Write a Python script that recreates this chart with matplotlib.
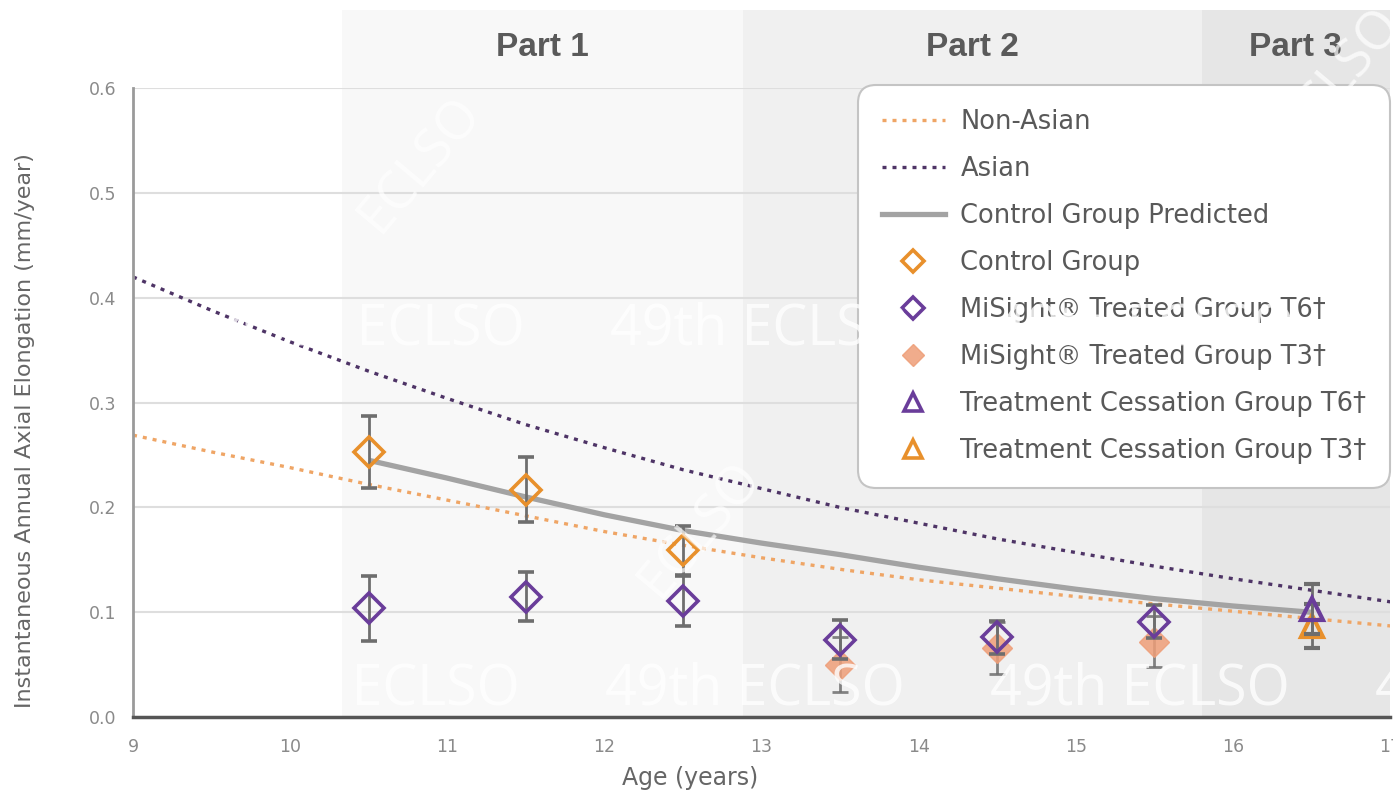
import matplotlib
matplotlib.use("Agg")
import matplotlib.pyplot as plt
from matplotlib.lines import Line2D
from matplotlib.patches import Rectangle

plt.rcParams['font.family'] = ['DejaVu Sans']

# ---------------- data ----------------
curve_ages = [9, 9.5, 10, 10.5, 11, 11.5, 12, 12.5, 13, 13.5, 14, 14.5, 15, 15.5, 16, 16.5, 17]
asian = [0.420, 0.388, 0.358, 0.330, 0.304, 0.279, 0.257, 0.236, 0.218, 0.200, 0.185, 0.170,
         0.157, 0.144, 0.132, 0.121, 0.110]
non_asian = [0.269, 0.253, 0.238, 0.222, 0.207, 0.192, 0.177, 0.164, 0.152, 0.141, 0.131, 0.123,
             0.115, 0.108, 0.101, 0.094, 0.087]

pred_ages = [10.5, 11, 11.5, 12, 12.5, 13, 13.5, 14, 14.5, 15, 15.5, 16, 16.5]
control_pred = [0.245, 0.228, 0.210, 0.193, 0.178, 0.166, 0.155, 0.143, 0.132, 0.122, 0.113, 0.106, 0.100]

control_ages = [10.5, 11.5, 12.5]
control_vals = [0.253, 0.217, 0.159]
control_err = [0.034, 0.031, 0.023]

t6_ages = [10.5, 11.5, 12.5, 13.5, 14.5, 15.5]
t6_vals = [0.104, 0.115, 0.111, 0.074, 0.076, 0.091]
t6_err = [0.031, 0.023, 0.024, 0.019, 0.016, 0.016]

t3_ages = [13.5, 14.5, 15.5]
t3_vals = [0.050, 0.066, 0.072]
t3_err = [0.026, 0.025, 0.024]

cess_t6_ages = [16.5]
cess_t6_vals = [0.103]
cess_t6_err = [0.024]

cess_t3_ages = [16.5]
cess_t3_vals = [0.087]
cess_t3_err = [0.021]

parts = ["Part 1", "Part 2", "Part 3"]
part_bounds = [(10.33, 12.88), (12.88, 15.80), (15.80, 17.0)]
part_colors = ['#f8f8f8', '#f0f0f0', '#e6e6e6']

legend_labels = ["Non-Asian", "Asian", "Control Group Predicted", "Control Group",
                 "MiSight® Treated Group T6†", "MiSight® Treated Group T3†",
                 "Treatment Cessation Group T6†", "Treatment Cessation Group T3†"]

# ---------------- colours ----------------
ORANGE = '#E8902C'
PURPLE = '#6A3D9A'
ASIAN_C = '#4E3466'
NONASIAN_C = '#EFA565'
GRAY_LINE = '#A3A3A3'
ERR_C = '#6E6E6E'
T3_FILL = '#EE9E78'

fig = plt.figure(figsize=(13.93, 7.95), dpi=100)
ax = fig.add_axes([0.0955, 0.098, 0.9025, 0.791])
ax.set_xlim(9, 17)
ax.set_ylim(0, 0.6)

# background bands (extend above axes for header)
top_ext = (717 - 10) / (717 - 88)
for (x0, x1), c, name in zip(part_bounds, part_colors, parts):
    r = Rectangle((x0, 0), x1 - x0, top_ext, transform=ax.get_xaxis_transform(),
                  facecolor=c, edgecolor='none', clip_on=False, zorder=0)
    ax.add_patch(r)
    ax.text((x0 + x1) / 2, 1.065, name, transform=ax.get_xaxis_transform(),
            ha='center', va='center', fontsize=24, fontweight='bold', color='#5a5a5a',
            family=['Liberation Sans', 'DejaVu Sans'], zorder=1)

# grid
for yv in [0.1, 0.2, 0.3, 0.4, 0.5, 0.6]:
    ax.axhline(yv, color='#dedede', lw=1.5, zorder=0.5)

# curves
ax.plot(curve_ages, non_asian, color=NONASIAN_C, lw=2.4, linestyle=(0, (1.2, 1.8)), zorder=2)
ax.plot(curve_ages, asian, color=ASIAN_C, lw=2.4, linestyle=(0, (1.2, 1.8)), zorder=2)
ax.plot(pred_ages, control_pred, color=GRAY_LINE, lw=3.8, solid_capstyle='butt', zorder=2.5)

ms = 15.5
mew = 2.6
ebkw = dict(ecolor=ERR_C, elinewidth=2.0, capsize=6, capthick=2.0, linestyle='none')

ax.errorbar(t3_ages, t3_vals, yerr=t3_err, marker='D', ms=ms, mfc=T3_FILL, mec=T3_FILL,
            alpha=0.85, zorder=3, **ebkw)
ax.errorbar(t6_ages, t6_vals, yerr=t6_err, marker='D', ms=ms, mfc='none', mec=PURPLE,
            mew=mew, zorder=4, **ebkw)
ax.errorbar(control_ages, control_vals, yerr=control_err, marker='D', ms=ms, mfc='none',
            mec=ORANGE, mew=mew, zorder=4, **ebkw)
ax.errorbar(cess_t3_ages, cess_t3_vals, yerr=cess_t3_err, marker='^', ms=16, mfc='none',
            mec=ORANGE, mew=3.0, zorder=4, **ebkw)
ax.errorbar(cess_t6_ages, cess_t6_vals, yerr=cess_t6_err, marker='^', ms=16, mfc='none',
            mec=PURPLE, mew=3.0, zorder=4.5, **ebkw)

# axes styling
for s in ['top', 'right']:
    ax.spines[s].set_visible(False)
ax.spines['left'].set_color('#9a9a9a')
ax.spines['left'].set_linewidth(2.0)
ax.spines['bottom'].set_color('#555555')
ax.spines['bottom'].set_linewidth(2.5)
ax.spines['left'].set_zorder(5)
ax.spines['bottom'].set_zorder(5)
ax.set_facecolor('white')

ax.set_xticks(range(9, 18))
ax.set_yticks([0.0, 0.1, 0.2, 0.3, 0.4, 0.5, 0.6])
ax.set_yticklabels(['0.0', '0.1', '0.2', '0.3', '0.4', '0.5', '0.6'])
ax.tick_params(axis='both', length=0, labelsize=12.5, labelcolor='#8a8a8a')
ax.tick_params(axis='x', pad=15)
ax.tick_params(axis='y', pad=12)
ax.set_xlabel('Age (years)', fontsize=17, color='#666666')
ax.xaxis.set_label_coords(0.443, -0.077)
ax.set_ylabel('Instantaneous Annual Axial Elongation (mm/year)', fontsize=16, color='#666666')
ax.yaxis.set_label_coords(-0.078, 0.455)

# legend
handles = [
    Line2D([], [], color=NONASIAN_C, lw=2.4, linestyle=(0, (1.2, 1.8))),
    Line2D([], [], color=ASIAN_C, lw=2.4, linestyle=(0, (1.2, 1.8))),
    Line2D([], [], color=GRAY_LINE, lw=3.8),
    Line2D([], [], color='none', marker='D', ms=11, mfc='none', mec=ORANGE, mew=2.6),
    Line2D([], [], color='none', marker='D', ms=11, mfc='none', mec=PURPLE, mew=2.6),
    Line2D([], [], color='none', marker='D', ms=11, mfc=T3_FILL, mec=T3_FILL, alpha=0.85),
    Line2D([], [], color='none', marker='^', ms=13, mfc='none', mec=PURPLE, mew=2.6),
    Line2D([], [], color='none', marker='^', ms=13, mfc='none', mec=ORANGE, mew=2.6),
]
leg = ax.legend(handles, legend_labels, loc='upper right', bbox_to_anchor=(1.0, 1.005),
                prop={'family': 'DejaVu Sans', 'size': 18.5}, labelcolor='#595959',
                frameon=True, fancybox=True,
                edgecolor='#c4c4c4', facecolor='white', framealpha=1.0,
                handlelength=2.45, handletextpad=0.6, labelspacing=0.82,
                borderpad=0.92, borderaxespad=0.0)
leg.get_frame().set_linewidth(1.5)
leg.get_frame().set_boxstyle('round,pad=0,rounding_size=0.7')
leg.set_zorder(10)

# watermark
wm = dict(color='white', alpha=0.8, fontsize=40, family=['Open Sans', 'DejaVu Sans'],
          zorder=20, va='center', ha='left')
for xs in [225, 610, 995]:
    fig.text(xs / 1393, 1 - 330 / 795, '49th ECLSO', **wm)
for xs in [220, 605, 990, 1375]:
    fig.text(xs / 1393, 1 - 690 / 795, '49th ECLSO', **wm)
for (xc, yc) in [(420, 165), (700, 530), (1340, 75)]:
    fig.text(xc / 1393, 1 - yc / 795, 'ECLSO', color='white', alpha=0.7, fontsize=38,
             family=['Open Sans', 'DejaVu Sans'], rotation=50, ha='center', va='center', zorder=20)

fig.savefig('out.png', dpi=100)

━━━━━━━━━━━━━━━━━━━━

▸ **TASK PROMPT**:
Leave the pictures out and reproduce exactly the lines from the top of the listing above through the line with "cess_t3_err = [0.021]".

▸ **RESULT**:
Write a Python script that recreates this chart with matplotlib.
import matplotlib
matplotlib.use("Agg")
import matplotlib.pyplot as plt
from matplotlib.lines import Line2D
from matplotlib.patches import Rectangle

plt.rcParams['font.family'] = ['DejaVu Sans']

# ---------------- data ----------------
curve_ages = [9, 9.5, 10, 10.5, 11, 11.5, 12, 12.5, 13, 13.5, 14, 14.5, 15, 15.5, 16, 16.5, 17]
asian = [0.420, 0.388, 0.358, 0.330, 0.304, 0.279, 0.257, 0.236, 0.218, 0.200, 0.185, 0.170,
         0.157, 0.144, 0.132, 0.121, 0.110]
non_asian = [0.269, 0.253, 0.238, 0.222, 0.207, 0.192, 0.177, 0.164, 0.152, 0.141, 0.131, 0.123,
             0.115, 0.108, 0.101, 0.094, 0.087]

pred_ages = [10.5, 11, 11.5, 12, 12.5, 13, 13.5, 14, 14.5, 15, 15.5, 16, 16.5]
control_pred = [0.245, 0.228, 0.210, 0.193, 0.178, 0.166, 0.155, 0.143, 0.132, 0.122, 0.113, 0.106, 0.100]

control_ages = [10.5, 11.5, 12.5]
control_vals = [0.253, 0.217, 0.159]
control_err = [0.034, 0.031, 0.023]

t6_ages = [10.5, 11.5, 12.5, 13.5, 14.5, 15.5]
t6_vals = [0.104, 0.115, 0.111, 0.074, 0.076, 0.091]
t6_err = [0.031, 0.023, 0.024, 0.019, 0.016, 0.016]

t3_ages = [13.5, 14.5, 15.5]
t3_vals = [0.050, 0.066, 0.072]
t3_err = [0.026, 0.025, 0.024]

cess_t6_ages = [16.5]
cess_t6_vals = [0.103]
cess_t6_err = [0.024]

cess_t3_ages = [16.5]
cess_t3_vals = [0.087]
cess_t3_err = [0.021]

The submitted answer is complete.